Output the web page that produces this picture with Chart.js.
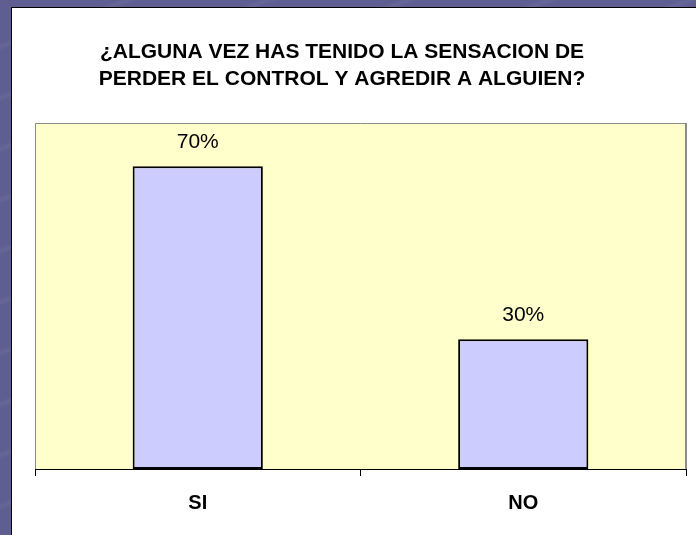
<!DOCTYPE html>
<html>
<head>
<meta charset="utf-8">
<script src="https://cdn.jsdelivr.net/npm/chart.js@4.4.0/dist/chart.umd.min.js"></script>
<style>
	html, body { margin: 0; padding: 0; }
	body {
		width: 696px; height: 535px; overflow: hidden; position: relative;
		background-color: #5e5e93;
		background-image: repeating-linear-gradient(160deg, rgba(255,255,255,0.0) 0px, rgba(255,255,255,0.0) 40px, rgba(255,255,255,0.05) 44px, rgba(255,255,255,0.0) 48px);
	}
	#panel {
		position: absolute; left: 11px; top: 7px; right: 0; bottom: 0;
		background: #fff; border-left: 1px solid #000; border-top: 1px solid #000;
	}
	#wrap { position: absolute; left: 0; top: 0; width: 696px; height: 535px; }
</style>
</head>
<body>
<div id="panel"></div>
<div id="wrap"><canvas id="bar"></canvas></div>
<script>
var categories = ["SI", "NO"];
var values = [70, 30];
var valueLabels = ["70%", "30%"];
var titleLines = ["¿ALGUNA VEZ HAS TENIDO LA SENSACION DE", "PERDER EL CONTROL Y AGREDIR A ALGUIEN?"];

var FONT = "'Liberation Sans', Arial, sans-serif";

// yellow plot area with gray frame, title and value labels
var decor = {
	id: 'decor',
	beforeDraw: function(chart) {
		var ctx = chart.ctx, a = chart.chartArea;
		ctx.save();
		ctx.fillStyle = '#ffffcc';
		ctx.fillRect(a.left, a.top, a.right - a.left, a.bottom - a.top);
		ctx.strokeStyle = '#8c8c8c';
		ctx.lineWidth = 1;
		ctx.beginPath();
		ctx.moveTo(a.left + 0.5, a.bottom);
		ctx.lineTo(a.left + 0.5, a.top + 0.5);
		ctx.lineTo(a.right - 0.5, a.top + 0.5);
		ctx.stroke();
		ctx.lineWidth = 2;
		ctx.beginPath();
		ctx.moveTo(a.right, a.top);
		ctx.lineTo(a.right, a.bottom);
		ctx.stroke();
		ctx.restore();
	},
	afterDatasetsDraw: function(chart) {
		var ctx = chart.ctx;
		ctx.save();
		ctx.fillStyle = '#000';
		ctx.textAlign = 'center';
		ctx.textBaseline = 'alphabetic';
		ctx.font = 'bold 21px ' + FONT;
		ctx.fillText(titleLines[0], 342, 58);
		ctx.fillText(titleLines[1], 342, 85);
		ctx.font = '21px ' + FONT;
		chart.getDatasetMeta(0).data.forEach(function(bar, i) {
			ctx.fillText(valueLabels[i], bar.x, bar.y - 18);
		});
		ctx.restore();
	}
};

var config = {
	type: 'bar',
	data: {
		labels: categories,
		datasets: [{
			data: values,
			backgroundColor: '#ccccff',
			borderColor: '#000',
			borderWidth: 2,
			borderSkipped: false,
			barPercentage: 0.4,
			categoryPercentage: 1.0
		}]
	},
	options: {
		responsive: false,
		animation: false,
		layout: { padding: { left: 35, right: 10, top: 123, bottom: 0 } },
		plugins: {
			legend: { display: false },
			title: { display: false },
			tooltip: { enabled: false }
		},
		scales: {
			x: {
				offset: true,
				grid: { display: true, drawOnChartArea: false, drawTicks: true, tickLength: 7, color: '#000' },
				border: { display: true, color: '#000', width: 1 },
				ticks: { color: '#000', padding: 15, font: { family: FONT, size: 20, weight: 'bold' } },
				afterFit: function(scale) { scale.height = 66; }
			},
			y: {
				display: false,
				min: 0,
				max: 80
			}
		}
	},
	plugins: [decor]
};

window.onload = function() {
	var c = document.getElementById('bar');
	c.width = 696; c.height = 535;
	window.myBar = new Chart(c, config);
};
</script>
</body>
</html>
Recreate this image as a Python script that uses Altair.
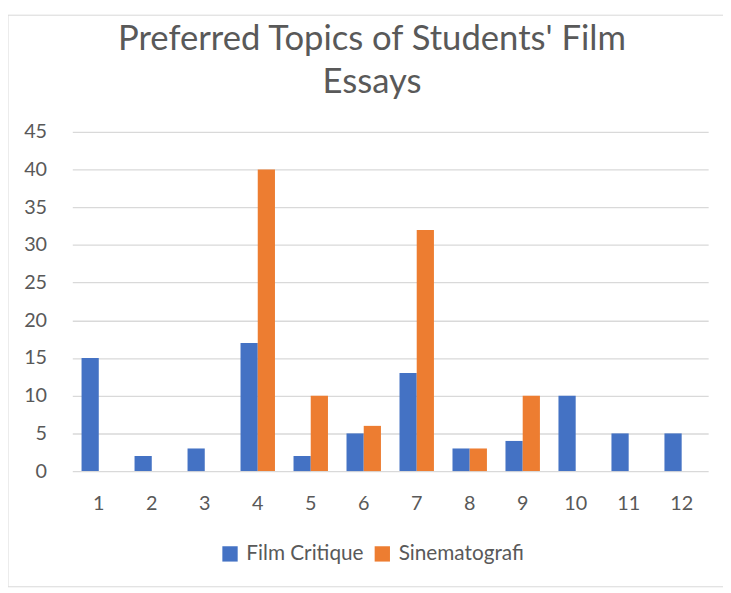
import altair as alt
import pandas as pd

categories = [str(i) for i in range(1, 13)]
film_critique = [15, 2, 3, 17, 2, 5, 13, 3, 4, 10, 5, 5]
sinematografi = [0, 0, 0, 40, 10, 6, 32, 3, 10, 0, 0, 0]
series_names = ["Film Critique", "Sinematografi"]
colors = ["#4472C4", "#ED7D31"]
title_lines = ["Preferred Topics of Students' Film", "Essays"]

rows = []
for c, a, b in zip(categories, film_critique, sinematografi):
    rows.append({"cat": c, "series": series_names[0], "value": a})
    rows.append({"cat": c, "series": series_names[1], "value": b})
df = pd.DataFrame(rows)

FONT = "Lato"
GRAY = "#595959"

bars = alt.Chart(df).mark_bar().encode(
    x=alt.X("cat:N", sort=categories,
            scale=alt.Scale(paddingInner=0.35, paddingOuter=0.175),
            axis=alt.Axis(title=None, labelAngle=0, ticks=False, domain=False,
                          labelPadding=23, labelFontSize=20, labelColor=GRAY,
                          labelFont=FONT, grid=False)),
    xOffset=alt.XOffset("series:N", sort=series_names),
    y=alt.Y("value:Q", scale=alt.Scale(domain=[0, 45]),
            axis=alt.Axis(title=None, values=list(range(0, 50, 5)), ticks=False,
                          domain=False, labelPadding=26, labelFontSize=20,
                          labelColor=GRAY, labelFont=FONT, gridColor="#D9D9D9",
                          gridWidth=1.3)),
    color=alt.Color("series:N", sort=series_names,
                    scale=alt.Scale(domain=series_names, range=colors),
                    legend=alt.Legend(title=None, orient="none", direction="horizontal",
                                      legendX=149, legendY=416, symbolType="square",
                                      symbolSize=240, symbolStrokeWidth=0,
                                      labelFontSize=21, labelColor=GRAY, labelFont=FONT,
                                      columnPadding=8, labelOffset=6)),
)

border = alt.Chart(alt.Data(values=[{}])).mark_rect(
    fill=None, stroke="#D9D9D9", strokeWidth=1
).encode(x=alt.value(-65), x2=alt.value(700), y=alt.value(-118), y2=alt.value(460))

title = alt.Chart(alt.Data(values=[{"t": title_lines}])).mark_text(
    font=FONT, fontSize=35, color=GRAY, lineHeight=44, align="center", baseline="middle"
).encode(text="t:N", x=alt.value(303), y=alt.value(-94))

chart = alt.layer(border, title, bars).properties(
    width=643, height=343,
    autosize=alt.AutoSizeParams(type="none"),
    padding={"left": 65, "top": 122, "right": 15, "bottom": 120},
).configure_view(stroke=None)

chart.save("out.html", embed_options={"renderer": "svg", "actions": False})
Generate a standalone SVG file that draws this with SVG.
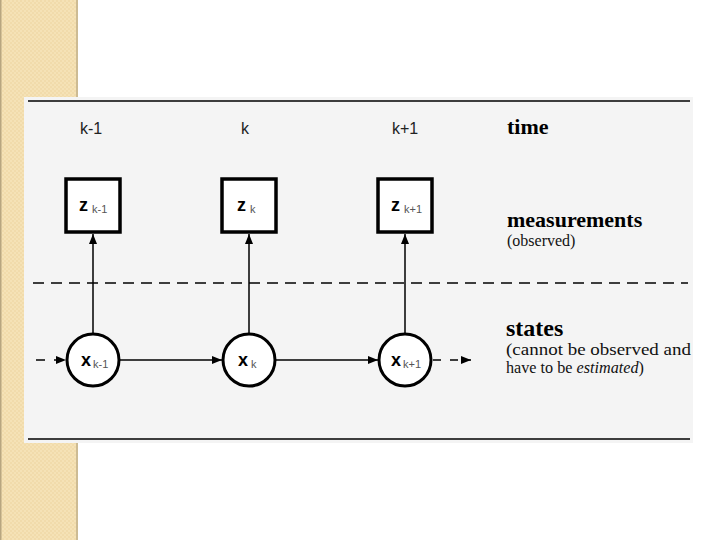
<svg xmlns="http://www.w3.org/2000/svg" width="720" height="540" viewBox="0 0 720 540">
<style>
.lbl{font-family:"Liberation Sans",Arial,sans-serif;font-size:16px;fill:#222}
.var{font-family:"Liberation Sans",Arial,sans-serif;font-size:18px;font-weight:bold;fill:#000}
.sub{font-family:"Liberation Sans",Arial,sans-serif;font-size:11px;fill:#555}
.head{font-family:"Liberation Serif","Times New Roman",serif;font-weight:bold;fill:#000}
.desc{font-family:"Liberation Serif","Times New Roman",serif;fill:#111}
.box{fill:#fff;stroke:#000;stroke-width:3.5}
.node{fill:#fff;stroke:#000;stroke-width:3}
.con{stroke:#000;stroke-width:1.5;fill:none}
</style>
<defs>
<pattern id="chk" width="4" height="4" patternUnits="userSpaceOnUse">
<rect width="4" height="4" fill="#f5e2b6"/>
<rect width="2" height="2" fill="#f1dbab"/>
<rect x="2" y="2" width="2" height="2" fill="#f1dbab"/>
</pattern>
<marker id="arr" viewBox="0 0 10 8" refX="10" refY="4" markerWidth="10" markerHeight="8" markerUnits="userSpaceOnUse" orient="auto">
<path d="M0,0 L10,4 L0,8 z" fill="#000"/>
</marker>
</defs>
<rect width="720" height="540" fill="#fff"/>
<g id="strip">
<rect x="0" y="0" width="78" height="540" fill="url(#chk)"/>
<rect x="0" y="0" width="1.5" height="540" fill="#b8a680"/>
<rect x="76" y="0" width="2" height="540" fill="#cdbb93"/>
</g>
<g id="panel">
<rect x="24" y="97" width="669" height="346" fill="#f4f4f4"/>
<line x1="28" y1="101" x2="690" y2="101" stroke="#000" stroke-width="1.5"/>
<line x1="28" y1="439" x2="690" y2="439" stroke="#000" stroke-width="1.5"/>
<line x1="33" y1="283" x2="688" y2="283" stroke="#000" stroke-width="1.5" stroke-dasharray="11,7"/>
</g>
<g id="labels">
<text class="lbl" x="80" y="134">k-1</text>
<text class="lbl" x="241" y="134">k</text>
<text class="lbl" x="392" y="134">k+1</text>
<text class="head" x="507" y="134" font-size="22">time</text>
<text class="head" x="507" y="227" font-size="22">measurements</text>
<text class="desc" x="507" y="246" font-size="16">(observed)</text>
<text class="head" x="506" y="336" font-size="24">states</text>
<text class="desc" x="506" y="355" font-size="16.5" textLength="185" lengthAdjust="spacingAndGlyphs">(cannot be observed and</text>
<text class="desc" x="506" y="373" font-size="16.5" textLength="138" lengthAdjust="spacingAndGlyphs">have to be <tspan font-style="italic">estimated</tspan>)</text>
</g>
<g id="connectors">
<line class="con" x1="93" y1="334" x2="93" y2="234" marker-end="url(#arr)"/>
<line class="con" x1="249" y1="334" x2="249" y2="234" marker-end="url(#arr)"/>
<line class="con" x1="405" y1="334" x2="405" y2="234" marker-end="url(#arr)"/>
<line class="con" x1="36" y1="360" x2="66" y2="360" stroke-dasharray="9,9" marker-end="url(#arr)"/>
<line class="con" x1="120" y1="360" x2="222" y2="360" marker-end="url(#arr)"/>
<line class="con" x1="276" y1="360" x2="378" y2="360" marker-end="url(#arr)"/>
<line class="con" x1="433" y1="360" x2="471" y2="360" stroke-dasharray="8,9" marker-end="url(#arr)"/>
</g>
<g id="z_km1">
<rect class="box" x="66" y="179" width="54" height="53"/>
<text class="var" x="79" y="211">z</text><text class="sub" x="92" y="213">k-1</text>
</g>
<g id="z_k">
<rect class="box" x="222" y="179" width="54" height="53"/>
<text class="var" x="237" y="211">z</text><text class="sub" x="250" y="213">k</text>
</g>
<g id="z_kp1">
<rect class="box" x="378" y="179" width="54" height="53"/>
<text class="var" x="391" y="211">z</text><text class="sub" x="404" y="213">k+1</text>
</g>
<g id="x_km1">
<circle class="node" cx="93" cy="360" r="26"/>
<text class="var" x="81" y="366">x</text><text class="sub" x="93" y="368">k-1</text>
</g>
<g id="x_k">
<circle class="node" cx="249" cy="360" r="26"/>
<text class="var" x="238" y="366">x</text><text class="sub" x="251" y="368">k</text>
</g>
<g id="x_kp1">
<circle class="node" cx="405" cy="360" r="26"/>
<text class="var" x="391" y="366">x</text><text class="sub" x="403" y="368">k+1</text>
</g>
</svg>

----------------------------------------

Exactly as they appear, write out the lines from the one containing "Recreate this image" down to the one containing "import pandas as pd", both included. Pictures are left out.

Recreate this image as a Python script that uses Altair.
import altair as alt
import pandas as pd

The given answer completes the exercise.